I’ve only briefly worked with Expresso. But I’ve heard good things about it. However, one ‘feature’ is really chapping my hide at the moment. Apparently, the only way to authenticate someone is to call the attemptLogin method on a ‘Controller’ object (a subclass of a Struts Action), which is protected and takes, among other things, the http request and response. There’s no way I can find to just pass in a username/password and authenticate. In addition, the authorization system is not broken out either. In OO fashion, you ask an object if a user can access it, and the object knows enough to reply.

I’m not trying to rag on the Expresso developers. After all, they are giving away a fine, full featured java web framework for free. But this just drove home to me how important it is in web applications to have the classes that talk http be nothing more than a thin translating layer around business classes.
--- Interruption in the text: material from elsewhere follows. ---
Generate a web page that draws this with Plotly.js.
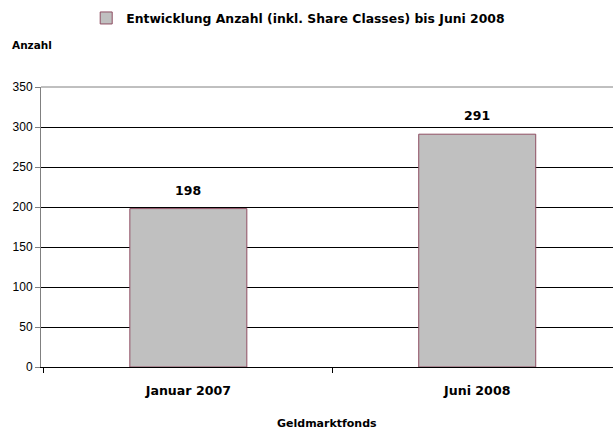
<!DOCTYPE html>
<html>
<head>
<meta charset="utf-8">
<script src="https://cdn.plot.ly/plotly-3.0.1.min.js"></script>
<style>html,body{margin:0;padding:0;background:#fff;}#chart{width:613px;height:433px;}</style>
</head>
<body>
<div id="chart"></div>
<script>
const categories = ["Januar 2007", "Juni 2008"];
const values = [198, 291];
const seriesName = "Entwicklung Anzahl (inkl. Share Classes) bis Juni 2008";
const yTicks = [0, 50, 100, 150, 200, 250, 300, 350];
const yAxisTitle = "Anzahl";
const xAxisTitle = "Geldmarktfonds";

const boldFont = "DejaVu Sans";
const trace = {
  type: "bar",
  x: categories,
  y: values,
  name: seriesName,
  width: 0.405,
  marker: {color: "#C0C0C0", line: {color: "#8E4D62", width: 1}},
  showlegend: true,
  hoverinfo: "none"
};

const annotations = categories.map((c, i) => ({
  x: c, y: values[i], xref: "x", yref: "y",
  text: "<b>" + values[i] + "</b>", showarrow: false,
  yanchor: "bottom", yshift: 9,
  font: {family: boldFont, size: 12.5, color: "#000"}
}));
annotations.push({
  xref: "paper", yref: "paper", x: -0.055, y: 1.15, xanchor: "left", yanchor: "middle",
  text: "<b>" + yAxisTitle + "</b>", showarrow: false,
  font: {family: boldFont, size: 10.5, color: "#000"}
});
annotations.push({
  xref: "paper", yref: "paper", x: 0.5, y: -0.2, xanchor: "center", yanchor: "middle",
  text: "<b>" + xAxisTitle + "</b>", showarrow: false,
  font: {family: boldFont, size: 11, color: "#000"}
});

const layout = {
  width: 613, height: 433,
  margin: {l: 41, r: 0, t: 87, b: 66},
  paper_bgcolor: "#fff", plot_bgcolor: "#fff",
  showlegend: true,
  legend: {
    orientation: "h", x: 0.079, xanchor: "left", y: 1.245, yanchor: "middle",
    font: {family: boldFont, size: 12.4, color: "#000", weight: "bold"},
    itemwidth: 30, bgcolor: "rgba(0,0,0,0)"
  },
  xaxis: {
    type: "category", range: [-0.51, 1.47],
    showline: true, linecolor: "#000", linewidth: 1,
    ticks: "outside", tickson: "boundaries", ticklen: 5, tickcolor: "#000",
    showgrid: false, zeroline: false,
    tickfont: {family: boldFont, size: 12.6, color: "#000", weight: "bold"},
    ticklabelstandoff: 12
  },
  yaxis: {
    range: [0, 350], tickvals: yTicks,
    showline: true, linecolor: "#808080", linewidth: 1,
    ticks: "outside", ticklen: 5, tickcolor: "#808080",
    showgrid: true, gridcolor: "#000", gridwidth: 1,
    zeroline: false,
    tickfont: {family: "Liberation Sans", size: 12, color: "#000"}
  },
  shapes: [{type: "line", xref: "paper", yref: "paper", x0: 0, x1: 1, y0: 1, y1: 1,
            line: {color: "#808080", width: 1}, layer: "above"}],
  annotations: annotations
};

Plotly.newPlot("chart", [trace], layout, {displayModeBar: false, staticPlot: true});
</script>
</body>
</html>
For instance, all a struts action should do is convert http forms to domain specific value objects, and then call business methods on business objects.

If this was the case in Expresso, it’d be trivial for me to leverage Expresso’s existing authentication model–I’d just have to fall the methods on the business object, perhaps after creating a domain specific value object. Now, however, I’ll probably have to monkey around with the http request and response, and decode exactly what parameters it wants, and fake those up.

One thought on “Expresso authentication and authorization

  1. Kris Thompson says:

    So you’re feeling the pain?! There was some talk a long time ago to refactor all the login stuff out into their own class… apparently that never happened. Can you use some sort of Mock object to mock up the http stuff? Your point about needing only a thin wrapper on the web tier is exactly what Webwork does! Webwork is a wrapper on Xwork (the core engine aspect to the webwork web framework).